-- start INFORMATION SUPPLIED --

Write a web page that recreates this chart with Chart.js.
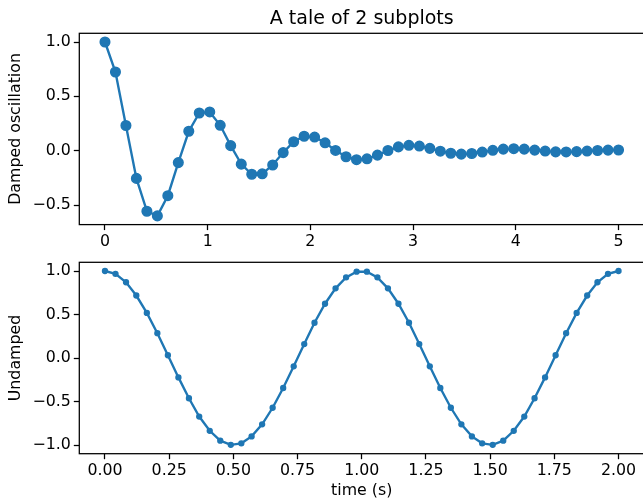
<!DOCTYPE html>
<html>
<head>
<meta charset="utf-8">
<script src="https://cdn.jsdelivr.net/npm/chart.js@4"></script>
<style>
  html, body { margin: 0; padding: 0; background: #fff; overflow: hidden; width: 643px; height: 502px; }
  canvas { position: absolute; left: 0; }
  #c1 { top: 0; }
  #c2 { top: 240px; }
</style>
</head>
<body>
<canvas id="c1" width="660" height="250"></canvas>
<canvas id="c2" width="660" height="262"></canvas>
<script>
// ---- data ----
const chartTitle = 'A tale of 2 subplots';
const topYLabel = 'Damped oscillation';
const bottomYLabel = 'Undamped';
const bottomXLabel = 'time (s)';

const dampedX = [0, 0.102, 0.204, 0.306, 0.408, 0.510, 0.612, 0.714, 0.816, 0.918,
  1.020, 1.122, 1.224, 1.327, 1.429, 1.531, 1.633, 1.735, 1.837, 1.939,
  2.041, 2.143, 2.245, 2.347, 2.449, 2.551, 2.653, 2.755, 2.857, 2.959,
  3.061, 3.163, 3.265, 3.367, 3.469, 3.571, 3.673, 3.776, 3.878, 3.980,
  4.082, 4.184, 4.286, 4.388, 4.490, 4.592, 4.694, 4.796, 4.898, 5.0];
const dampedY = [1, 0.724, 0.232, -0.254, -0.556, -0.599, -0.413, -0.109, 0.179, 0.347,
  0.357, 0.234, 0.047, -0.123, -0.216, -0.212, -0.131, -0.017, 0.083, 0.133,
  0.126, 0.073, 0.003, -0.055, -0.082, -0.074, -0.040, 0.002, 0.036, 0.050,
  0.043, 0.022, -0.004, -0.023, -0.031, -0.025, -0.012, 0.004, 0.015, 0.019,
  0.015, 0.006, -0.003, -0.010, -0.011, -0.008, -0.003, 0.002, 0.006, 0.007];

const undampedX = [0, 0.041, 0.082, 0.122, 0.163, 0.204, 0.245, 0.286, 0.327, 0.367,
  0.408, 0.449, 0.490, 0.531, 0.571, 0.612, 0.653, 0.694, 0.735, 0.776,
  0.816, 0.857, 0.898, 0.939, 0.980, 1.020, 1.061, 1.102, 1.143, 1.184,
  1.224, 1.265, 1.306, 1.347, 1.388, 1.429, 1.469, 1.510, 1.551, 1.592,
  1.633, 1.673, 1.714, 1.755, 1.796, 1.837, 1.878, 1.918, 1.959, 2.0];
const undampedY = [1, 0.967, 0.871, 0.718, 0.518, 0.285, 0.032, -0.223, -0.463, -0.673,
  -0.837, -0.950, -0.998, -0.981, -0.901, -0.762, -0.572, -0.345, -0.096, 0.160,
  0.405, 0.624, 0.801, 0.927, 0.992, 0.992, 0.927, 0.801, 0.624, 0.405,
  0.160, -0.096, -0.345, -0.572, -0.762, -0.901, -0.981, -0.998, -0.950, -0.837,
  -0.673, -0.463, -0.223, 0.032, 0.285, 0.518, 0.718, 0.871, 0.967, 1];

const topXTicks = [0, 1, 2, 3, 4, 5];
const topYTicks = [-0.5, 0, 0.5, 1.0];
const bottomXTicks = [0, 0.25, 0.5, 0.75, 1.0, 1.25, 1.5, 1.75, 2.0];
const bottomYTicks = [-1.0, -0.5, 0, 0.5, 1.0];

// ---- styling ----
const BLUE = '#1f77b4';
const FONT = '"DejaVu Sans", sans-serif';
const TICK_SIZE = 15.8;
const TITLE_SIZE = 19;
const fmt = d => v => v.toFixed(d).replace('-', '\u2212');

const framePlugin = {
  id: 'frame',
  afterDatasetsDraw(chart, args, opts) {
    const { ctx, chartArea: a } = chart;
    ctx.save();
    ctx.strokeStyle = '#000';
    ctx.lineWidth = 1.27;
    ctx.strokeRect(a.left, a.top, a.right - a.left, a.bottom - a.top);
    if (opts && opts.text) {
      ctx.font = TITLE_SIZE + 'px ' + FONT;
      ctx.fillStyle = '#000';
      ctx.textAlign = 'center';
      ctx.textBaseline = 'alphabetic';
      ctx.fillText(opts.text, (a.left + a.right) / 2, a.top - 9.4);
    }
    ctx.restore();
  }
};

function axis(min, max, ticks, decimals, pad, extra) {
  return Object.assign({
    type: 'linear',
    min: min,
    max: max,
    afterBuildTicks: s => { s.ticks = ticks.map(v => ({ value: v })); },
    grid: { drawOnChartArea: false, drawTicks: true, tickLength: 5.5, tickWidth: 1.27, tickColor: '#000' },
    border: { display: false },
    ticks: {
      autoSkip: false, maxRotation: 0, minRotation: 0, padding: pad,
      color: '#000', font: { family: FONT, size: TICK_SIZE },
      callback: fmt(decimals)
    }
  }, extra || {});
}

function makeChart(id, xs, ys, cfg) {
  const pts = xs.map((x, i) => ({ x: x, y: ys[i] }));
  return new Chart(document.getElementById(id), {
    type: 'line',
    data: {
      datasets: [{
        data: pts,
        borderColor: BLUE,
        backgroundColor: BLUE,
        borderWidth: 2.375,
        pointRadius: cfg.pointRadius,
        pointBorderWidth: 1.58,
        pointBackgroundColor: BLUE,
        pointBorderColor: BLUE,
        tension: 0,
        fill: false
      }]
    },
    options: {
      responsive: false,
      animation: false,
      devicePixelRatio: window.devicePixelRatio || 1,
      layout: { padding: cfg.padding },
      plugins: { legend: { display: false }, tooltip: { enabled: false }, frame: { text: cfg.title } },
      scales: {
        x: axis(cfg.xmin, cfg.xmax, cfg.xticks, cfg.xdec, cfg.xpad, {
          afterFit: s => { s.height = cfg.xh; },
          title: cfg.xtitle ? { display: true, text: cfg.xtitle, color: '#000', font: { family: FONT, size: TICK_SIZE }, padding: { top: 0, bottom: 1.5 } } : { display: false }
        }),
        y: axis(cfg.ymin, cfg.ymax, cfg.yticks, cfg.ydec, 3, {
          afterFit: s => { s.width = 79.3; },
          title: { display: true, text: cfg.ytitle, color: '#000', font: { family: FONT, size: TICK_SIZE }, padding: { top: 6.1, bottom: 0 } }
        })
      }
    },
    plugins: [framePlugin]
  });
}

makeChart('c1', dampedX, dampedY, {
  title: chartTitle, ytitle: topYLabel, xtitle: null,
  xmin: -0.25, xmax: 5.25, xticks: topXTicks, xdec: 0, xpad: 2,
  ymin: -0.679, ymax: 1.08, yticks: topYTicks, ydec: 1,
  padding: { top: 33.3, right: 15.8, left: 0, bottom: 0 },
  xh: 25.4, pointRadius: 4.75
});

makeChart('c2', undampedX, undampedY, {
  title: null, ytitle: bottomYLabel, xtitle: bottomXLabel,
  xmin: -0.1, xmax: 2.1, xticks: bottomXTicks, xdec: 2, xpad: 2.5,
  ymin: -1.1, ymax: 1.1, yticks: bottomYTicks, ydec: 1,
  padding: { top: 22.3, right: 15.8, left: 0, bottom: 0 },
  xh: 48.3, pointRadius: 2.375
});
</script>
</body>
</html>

-- end INFORMATION SUPPLIED --

# OBJECTIVE:
Reproduce all of the material exactly, apart from the pictures.

# EXERCISE ANSWER:
Write a web page that recreates this chart with Chart.js.
<!DOCTYPE html>
<html>
<head>
<meta charset="utf-8">
<script src="https://cdn.jsdelivr.net/npm/chart.js@4"></script>
<style>
  html, body { margin: 0; padding: 0; background: #fff; overflow: hidden; width: 643px; height: 502px; }
  canvas { position: absolute; left: 0; }
  #c1 { top: 0; }
  #c2 { top: 240px; }
</style>
</head>
<body>
<canvas id="c1" width="660" height="250"></canvas>
<canvas id="c2" width="660" height="262"></canvas>
<script>
// ---- data ----
const chartTitle = 'A tale of 2 subplots';
const topYLabel = 'Damped oscillation';
const bottomYLabel = 'Undamped';
const bottomXLabel = 'time (s)';

const dampedX = [0, 0.102, 0.204, 0.306, 0.408, 0.510, 0.612, 0.714, 0.816, 0.918,
  1.020, 1.122, 1.224, 1.327, 1.429, 1.531, 1.633, 1.735, 1.837, 1.939,
  2.041, 2.143, 2.245, 2.347, 2.449, 2.551, 2.653, 2.755, 2.857, 2.959,
  3.061, 3.163, 3.265, 3.367, 3.469, 3.571, 3.673, 3.776, 3.878, 3.980,
  4.082, 4.184, 4.286, 4.388, 4.490, 4.592, 4.694, 4.796, 4.898, 5.0];
const dampedY = [1, 0.724, 0.232, -0.254, -0.556, -0.599, -0.413, -0.109, 0.179, 0.347,
  0.357, 0.234, 0.047, -0.123, -0.216, -0.212, -0.131, -0.017, 0.083, 0.133,
  0.126, 0.073, 0.003, -0.055, -0.082, -0.074, -0.040, 0.002, 0.036, 0.050,
  0.043, 0.022, -0.004, -0.023, -0.031, -0.025, -0.012, 0.004, 0.015, 0.019,
  0.015, 0.006, -0.003, -0.010, -0.011, -0.008, -0.003, 0.002, 0.006, 0.007];

const undampedX = [0, 0.041, 0.082, 0.122, 0.163, 0.204, 0.245, 0.286, 0.327, 0.367,
  0.408, 0.449, 0.490, 0.531, 0.571, 0.612, 0.653, 0.694, 0.735, 0.776,
  0.816, 0.857, 0.898, 0.939, 0.980, 1.020, 1.061, 1.102, 1.143, 1.184,
  1.224, 1.265, 1.306, 1.347, 1.388, 1.429, 1.469, 1.510, 1.551, 1.592,
  1.633, 1.673, 1.714, 1.755, 1.796, 1.837, 1.878, 1.918, 1.959, 2.0];
const undampedY = [1, 0.967, 0.871, 0.718, 0.518, 0.285, 0.032, -0.223, -0.463, -0.673,
  -0.837, -0.950, -0.998, -0.981, -0.901, -0.762, -0.572, -0.345, -0.096, 0.160,
  0.405, 0.624, 0.801, 0.927, 0.992, 0.992, 0.927, 0.801, 0.624, 0.405,
  0.160, -0.096, -0.345, -0.572, -0.762, -0.901, -0.981, -0.998, -0.950, -0.837,
  -0.673, -0.463, -0.223, 0.032, 0.285, 0.518, 0.718, 0.871, 0.967, 1];

const topXTicks = [0, 1, 2, 3, 4, 5];
const topYTicks = [-0.5, 0, 0.5, 1.0];
const bottomXTicks = [0, 0.25, 0.5, 0.75, 1.0, 1.25, 1.5, 1.75, 2.0];
const bottomYTicks = [-1.0, -0.5, 0, 0.5, 1.0];

// ---- styling ----
const BLUE = '#1f77b4';
const FONT = '"DejaVu Sans", sans-serif';
const TICK_SIZE = 15.8;
const TITLE_SIZE = 19;
const fmt = d => v => v.toFixed(d).replace('-', '\u2212');

const framePlugin = {
  id: 'frame',
  afterDatasetsDraw(chart, args, opts) {
    const { ctx, chartArea: a } = chart;
    ctx.save();
    ctx.strokeStyle = '#000';
    ctx.lineWidth = 1.27;
    ctx.strokeRect(a.left, a.top, a.right - a.left, a.bottom - a.top);
    if (opts && opts.text) {
      ctx.font = TITLE_SIZE + 'px ' + FONT;
      ctx.fillStyle = '#000';
      ctx.textAlign = 'center';
      ctx.textBaseline = 'alphabetic';
      ctx.fillText(opts.text, (a.left + a.right) / 2, a.top - 9.4);
    }
    ctx.restore();
  }
};

function axis(min, max, ticks, decimals, pad, extra) {
  return Object.assign({
    type: 'linear',
    min: min,
    max: max,
    afterBuildTicks: s => { s.ticks = ticks.map(v => ({ value: v })); },
    grid: { drawOnChartArea: false, drawTicks: true, tickLength: 5.5, tickWidth: 1.27, tickColor: '#000' },
    border: { display: false },
    ticks: {
      autoSkip: false, maxRotation: 0, minRotation: 0, padding: pad,
      color: '#000', font: { family: FONT, size: TICK_SIZE },
      callback: fmt(decimals)
    }
  }, extra || {});
}

function makeChart(id, xs, ys, cfg) {
  const pts = xs.map((x, i) => ({ x: x, y: ys[i] }));
  return new Chart(document.getElementById(id), {
    type: 'line',
    data: {
      datasets: [{
        data: pts,
        borderColor: BLUE,
        backgroundColor: BLUE,
        borderWidth: 2.375,
        pointRadius: cfg.pointRadius,
        pointBorderWidth: 1.58,
        pointBackgroundColor: BLUE,
        pointBorderColor: BLUE,
        tension: 0,
        fill: false
      }]
    },
    options: {
      responsive: false,
      animation: false,
      devicePixelRatio: window.devicePixelRatio || 1,
      layout: { padding: cfg.padding },
      plugins: { legend: { display: false }, tooltip: { enabled: false }, frame: { text: cfg.title } },
      scales: {
        x: axis(cfg.xmin, cfg.xmax, cfg.xticks, cfg.xdec, cfg.xpad, {
          afterFit: s => { s.height = cfg.xh; },
          title: cfg.xtitle ? { display: true, text: cfg.xtitle, color: '#000', font: { family: FONT, size: TICK_SIZE }, padding: { top: 0, bottom: 1.5 } } : { display: false }
        }),
        y: axis(cfg.ymin, cfg.ymax, cfg.yticks, cfg.ydec, 3, {
          afterFit: s => { s.width = 79.3; },
          title: { display: true, text: cfg.ytitle, color: '#000', font: { family: FONT, size: TICK_SIZE }, padding: { top: 6.1, bottom: 0 } }
        })
      }
    },
    plugins: [framePlugin]
  });
}

makeChart('c1', dampedX, dampedY, {
  title: chartTitle, ytitle: topYLabel, xtitle: null,
  xmin: -0.25, xmax: 5.25, xticks: topXTicks, xdec: 0, xpad: 2,
  ymin: -0.679, ymax: 1.08, yticks: topYTicks, ydec: 1,
  padding: { top: 33.3, right: 15.8, left: 0, bottom: 0 },
  xh: 25.4, pointRadius: 4.75
});

makeChart('c2', undampedX, undampedY, {
  title: null, ytitle: bottomYLabel, xtitle: bottomXLabel,
  xmin: -0.1, xmax: 2.1, xticks: bottomXTicks, xdec: 2, xpad: 2.5,
  ymin: -1.1, ymax: 1.1, yticks: bottomYTicks, ydec: 1,
  padding: { top: 22.3, right: 15.8, left: 0, bottom: 0 },
  xh: 48.3, pointRadius: 2.375
});
</script>
</body>
</html>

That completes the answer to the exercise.